Chapursan (; also spelt Chipurson, Chiporson, Chaporsan, Chupurson) is a valley containing approximately eight scattered villages situated within the Hunza District of Gilgit−Baltistan in Pakistan. It is located in the northern part of the country, close to the border with the Wakhan District of Afghanistan and the Xinjiang Uyghur Autonomous Region of China. The valley is predominantly inhabited by ethnic Wakhis; the village of Raminj in this region is inhabited by ethnic Burushos. The valley's inhabitants largely adhere to the Isma'ili sect of Shia Islam. Chapurson hosts over 500 households with an estimated population of 3000 people.

Geography 

The Chipurson valley is above 3000 meters from sea level and the villages are Yarzerech, Raminj, Kirmin (Noorabad, Rahimabad & Aminabad), Kil (Khill), Reshit, Shehr-e-Subz (Green City), Ispenj, Shitmerg and ZuwudKhoon (also spelled Zood Khun, Zoodkhun. Khudayarabad).

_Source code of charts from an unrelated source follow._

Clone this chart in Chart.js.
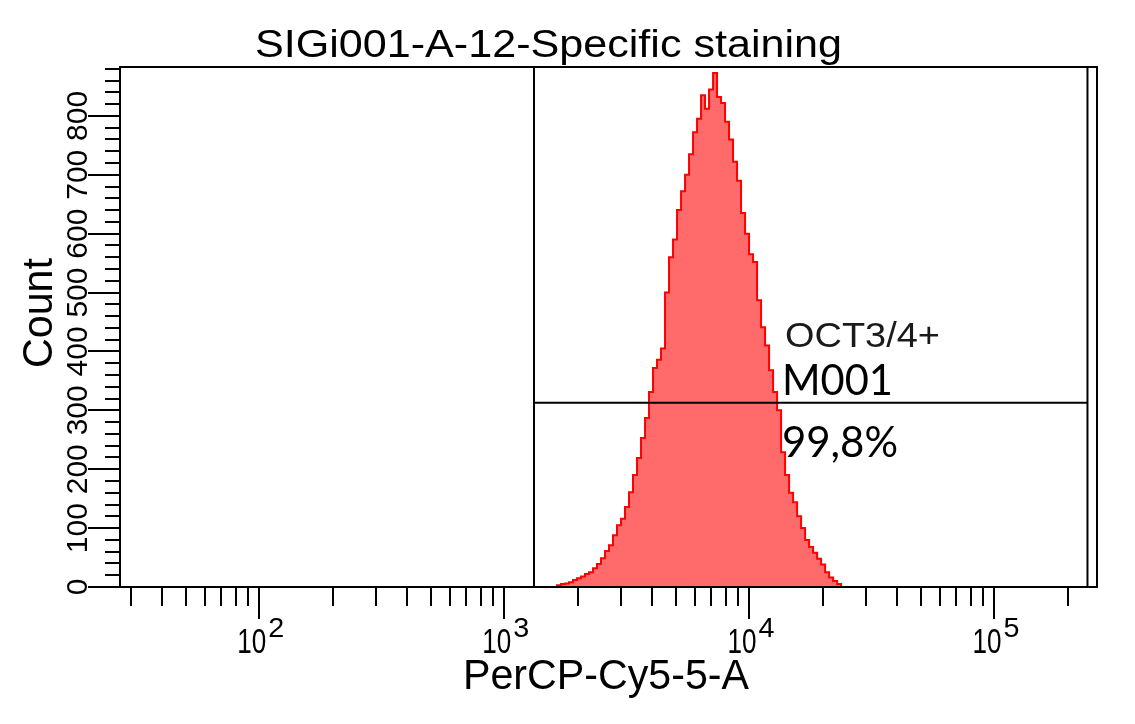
<!DOCTYPE html>
<html lang="en">
<head>
<meta charset="UTF-8">
<title>SIGi001-A-12-Specific staining</title>
<script src="https://cdn.jsdelivr.net/npm/chart.js"></script>
<style>
  html, body { margin: 0; padding: 0; background: #fff; }
  #wrap { width: 1135px; height: 724px; position: relative; }
</style>
</head>
<body>
<div id="wrap"><canvas id="histChart"></canvas></div>
<script>
// PerCP-Cy5-5-A bin centres and event counts
const binCenters = [
  1609, 1671, 1735, 1801, 1870, 1942, 2016, 2093, 2174, 2257,
  2343, 2433, 2526, 2623, 2724, 2828, 2936, 3049, 3166, 3287,
  3413, 3544, 3680, 3821, 3967, 4119, 4277, 4441, 4611, 4788,
  4971, 5162, 5360, 5565, 5778, 6000, 6230, 6468, 6716, 6974,
  7241, 7518, 7806, 8105, 8416, 8738, 9073, 9421, 9782, 10157,
  10546, 10950, 11370, 11806, 12258, 12728, 13216, 13722, 14248, 14794,
  15361, 15950, 16561, 17196, 17855, 18539, 19250, 19988, 20754, 21549,
  22375, 23233, 24123
];
const counts = [
  0, 3, 5, 6, 8, 12, 15, 18, 22, 25,
  32, 39, 49, 61, 71, 88, 105, 116, 136, 161,
  190, 219, 253, 287, 331, 372, 386, 405, 500, 560,
  590, 640, 672, 700, 735, 772, 795, 835, 812, 845,
  873, 832, 822, 790, 760, 722, 690, 635, 600, 565,
  552, 487, 441, 410, 368, 331, 300, 229, 190, 160,
  144, 120, 100, 80, 68, 58, 48, 38, 25, 16,
  10, 5, 0
];

// axis ranges and ticks
const xRange = [27, 262144];
const yRange = [0, 883];
const xMajorTicks = [100, 1000, 10000, 100000];
const xMajorExponents = ['2', '3', '4', '5'];
const yMajorTicks = [0, 100, 200, 300, 400, 500, 600, 700, 800];
const yTickLabels = ['0', '100', '200', '300', '400', '500', '600', '700', '800'];

// M001 marker gate
const gateRange = [1321, 239700];
const gateLevel = 313;

const SANS = '"Liberation Sans", Arial, sans-serif';

// stretch text horizontally to the width it has in the original
function fitText(ctx, text, x, y, width, align) {
  const w = ctx.measureText(text).width;
  ctx.save();
  ctx.translate(x, y);
  ctx.scale(width / w, 1);
  ctx.textAlign = align;
  ctx.fillText(text, 0, 0);
  ctx.restore();
}

const cytoAxes = {
  id: 'cytoAxes',
  afterDatasetsDraw(chart) {
    const { ctx, chartArea: a, scales: { x, y } } = chart;
    ctx.save();
    ctx.strokeStyle = '#000';
    ctx.fillStyle = '#000';
    ctx.lineWidth = 2;

    // gate lines sit on top of the histogram
    const gx0 = x.getPixelForValue(gateRange[0]);
    const gx1 = x.getPixelForValue(gateRange[1]);
    const gy = y.getPixelForValue(gateLevel);
    ctx.beginPath();
    ctx.moveTo(gx0, a.top); ctx.lineTo(gx0, a.bottom);
    ctx.moveTo(gx1, a.top); ctx.lineTo(gx1, a.bottom);
    ctx.moveTo(gx0, gy); ctx.lineTo(gx1, gy);
    ctx.stroke();

    ctx.strokeRect(a.left, a.top, a.right - a.left, a.bottom - a.top);

    // x ticks: decades plus 2..9 minors
    ctx.beginPath();
    for (let dec = 10; dec <= 100000; dec *= 10) {
      for (let m = 1; m <= 9; m++) {
        const v = dec * m;
        if (v < xRange[0] || v > xRange[1]) continue;
        const px = Math.round(x.getPixelForValue(v));
        const len = m === 1 ? 32 : 19;
        ctx.moveTo(px, a.bottom);
        ctx.lineTo(px, a.bottom + len);
      }
    }
    // y ticks every 20, major every 100
    for (let v = 0; v <= yRange[1]; v += 20) {
      const py = Math.round(y.getPixelForValue(v));
      const len = yMajorTicks.includes(v) ? 32 : 15;
      ctx.moveTo(a.left, py);
      ctx.lineTo(a.left - len, py);
    }
    ctx.stroke();

    // x tick labels 10^n
    ctx.textBaseline = 'alphabetic';
    xMajorTicks.forEach((v, i) => {
      const px = x.getPixelForValue(v);
      ctx.font = '35px ' + SANS;
      fitText(ctx, '10', px - 22, a.bottom + 66, 29, 'left');
      ctx.font = '28px ' + SANS;
      fitText(ctx, xMajorExponents[i], px + 9, a.bottom + 50, 16, 'left');
    });

    // y tick labels, rotated
    ctx.font = '30px ' + SANS;
    yMajorTicks.forEach((v, i) => {
      const py = y.getPixelForValue(v);
      ctx.save();
      ctx.translate(a.left - 33, py);
      ctx.rotate(-Math.PI / 2);
      ctx.textAlign = 'center';
      ctx.fillText(yTickLabels[i], 0, 0);
      ctx.restore();
    });
    ctx.restore();
  },
  afterDraw(chart) {
    const { ctx, chartArea: a } = chart;
    ctx.save();
    ctx.fillStyle = '#000';
    ctx.textBaseline = 'alphabetic';

    ctx.font = '38px ' + SANS;
    fitText(ctx, 'SIGi001-A-12-Specific staining', 548.5, a.top - 10, 587, 'center');

    ctx.font = '42px ' + SANS;
    fitText(ctx, 'PerCP-Cy5-5-A', 463, a.bottom + 102, 286, 'left');

    ctx.save();
    ctx.translate(52, 313);
    ctx.rotate(-Math.PI / 2);
    fitText(ctx, 'Count', 0, 0, 110, 'center');
    ctx.restore();

    // marker annotation
    ctx.fillStyle = '#1a1a1a';
    ctx.font = '35px ' + SANS;
    fitText(ctx, 'OCT3/4+', 785, 347, 155, 'left');
    ctx.fillStyle = '#000';
    ctx.font = '42px Lato, "Open Sans", sans-serif';
    fitText(ctx, 'M001', 782, 395, 111, 'left');
    fitText(ctx, '99,8%', 782, 457, 116, 'left');
    ctx.restore();
  }
};

const ctx = document.getElementById('histChart').getContext('2d');
const histChart = new Chart(ctx, {
  type: 'line',
  data: {
    datasets: [{
      label: 'Count',
      data: binCenters.map((v, i) => ({ x: v, y: counts[i] })),
      stepped: 'middle',
      fill: 'origin',
      backgroundColor: 'rgb(255, 107, 107)',
      borderColor: '#ff0000',
      borderWidth: 2,
      pointRadius: 0
    }]
  },
  options: {
    responsive: true,
    maintainAspectRatio: false,
    animation: false,
    layout: { padding: { left: 120, right: 38, top: 67, bottom: 137 } },
    plugins: {
      legend: { display: false },
      tooltip: { enabled: false }
    },
    scales: {
      x: { type: 'logarithmic', min: xRange[0], max: xRange[1], display: false },
      y: { type: 'linear', min: yRange[0], max: yRange[1], display: false }
    }
  },
  plugins: [cytoAxes]
});
</script>
</body>
</html>
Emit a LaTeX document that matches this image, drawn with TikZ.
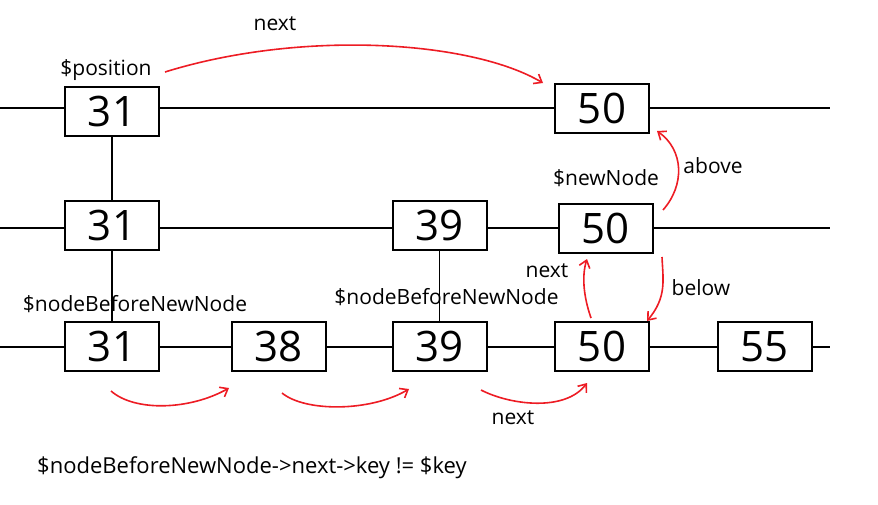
\documentclass[tikz,border=0pt]{standalone}
\usepackage{fontspec}
\setmainfont{Open Sans}
\usetikzlibrary{arrows.meta}
\definecolor{pen}{RGB}{237,28,36}
\tikzset{
  keybox/.style={draw=black, line width=2pt, fill=white, minimum width=94pt, minimum height=49pt, inner sep=0pt, font=\fontsize{42}{42}\selectfont},
  lbl/.style={anchor=base, inner sep=0pt, font=\fontsize{21}{21}\selectfont},
  lane/.style={line width=1.2pt, black},
  redarrow/.style={draw=pen, line width=1.6pt, -{Straight Barb[length=7pt,width=11pt]}}
}
\begin{document}
\begin{tikzpicture}[x=1pt,y=-1pt]
\useasboundingbox (0,0) rectangle (878,504);
% lanes
\coordinate (L1) at (0,108); \coordinate (R1) at (830,108);
\coordinate (L2) at (0,228); \coordinate (R2) at (830,228);
\coordinate (L3) at (0,347); \coordinate (R3) at (830,347);
\draw[lane] (L1) -- (R1);
\draw[lane] (L2) -- (R2);
\draw[lane] (L3) -- (R3);
% boxes
\node[keybox] (a31) at (112,111.5) {31};
\node[keybox] (a50) at (602,108.5) {50};
\node[keybox] (b31) at (112,225.5) {31};
\node[keybox] (b39) at (439.5,225.5) {39};
\node[keybox] (b50) at (605.5,228.5) {50};
\node[keybox] (c31) at (112,346.5) {31};
\node[keybox] (c38) at (278.5,346.5) {38};
\node[keybox] (c39) at (439.5,346.5) {39};
\node[keybox] (c50) at (602,346.5) {50};
\node[keybox] (c55) at (764.5,346.5) {55};
% verticals
\draw[lane] (a31.south) -- (b31.north);
\draw[lane] (b31.south) -- (c31.north);
\draw[lane] (b39.south) -- (c39.north);
% labels
\node[lbl] (tnext1) at (275,30) {next};
\node[lbl] (tpos) at (106,75) {\$position};
\node[lbl] (tnew) at (606,185) {\$newNode};
\node[lbl] (tabove) at (713,173) {above};
\node[lbl] (tnb1) at (135,311) {\$nodeBeforeNewNode};
\node[lbl] (tnb2) at (446.5,304) {\$nodeBeforeNewNode};
\node[lbl] (tnext2) at (547,277) {next};
\node[lbl] (tbelow) at (701,295) {below};
\node[lbl] (tnext3) at (513,424) {next};
\node[lbl, anchor=base west, font=\fontsize{22}{22}\selectfont] (tcond) at (37,473) {\$nodeBeforeNewNode->next->key != \$key};
% red arrows
\coordinate (p1s) at (165,72); \coordinate (p1e) at (543,83);
\draw[redarrow] (p1s) .. controls (300,30) and (470,40) .. (p1e);
\coordinate (p2s) at (663,210); \coordinate (p2e) at (657,131);
\draw[redarrow] (p2s) .. controls (685,185) and (684,150) .. (p2e);
\coordinate (p3s) at (662,257); \coordinate (p3e) at (647,321);
\draw[redarrow] (p3s) .. controls (663,280) and (667,297) .. (p3e);
\coordinate (p4s) at (591,318); \coordinate (p4e) at (587,259);
\draw[redarrow] (p4s) .. controls (583,295) and (582,275) .. (p4e);
\coordinate (q1s) at (111,391); \coordinate (q1e) at (229,388);
\draw[redarrow] (q1s) .. controls (135,412) and (190,410) .. (q1e);
\coordinate (q2s) at (282,393); \coordinate (q2e) at (409,389);
\draw[redarrow] (q2s) .. controls (305,412) and (370,412) .. (q2e);
\coordinate (q3s) at (481,390); \coordinate (q3e) at (587,383);
\draw[redarrow] (q3s) .. controls (510,405) and (565,412) .. (q3e);
\end{tikzpicture}
\end{document}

After Zood Khun pastures are  Yashkuk, Kukchaizem, Biban Joi, Koorban, Korkot, Joi Sam, Dainkut, Khudayar Alga, Kimkut, Aston ( Baba Ghundhi ). Yashwoshitk, Shipodkut, Pomiri( Pamiri ), Pamir and more.
All the names of villages and Pastures are in Wakhi language.

The valley is full of peaks and passes. Passes include Irshad Pass between Pakistan and Afghanistan and Lupghar Pir Pass between Yeshkuk and Raminj village. Peaks include Sakar Sar, Kumpire Dior, Pumir Sar, Sarmaya Sar, Kuksar, and Lupghar Sar.

Sites of interest 
Chapursan Valley has historical places like Yaskuk, Rovai Sam, Khumpir Dior, and the Shrine of Baba Ghundi.

Shrine of Baba Ghundi (Baba Ghundi Ziarat) in the Chuparsan Valley is the shrine of the famous Pir of Ghund who is celebrated in legend as the Sufi saint who brought Islam to the valley. The saint is not actually buried here.  The former Mir of Hunza kept his herds of sheep and goats for grazing around here and used to visit the shrine every year.  The people of Hunza Valley also revere the saint and it is said that children who are a problem for their parents have only to taste the mud from a stream near Baba Ghundi after which they become obedient and well behaved.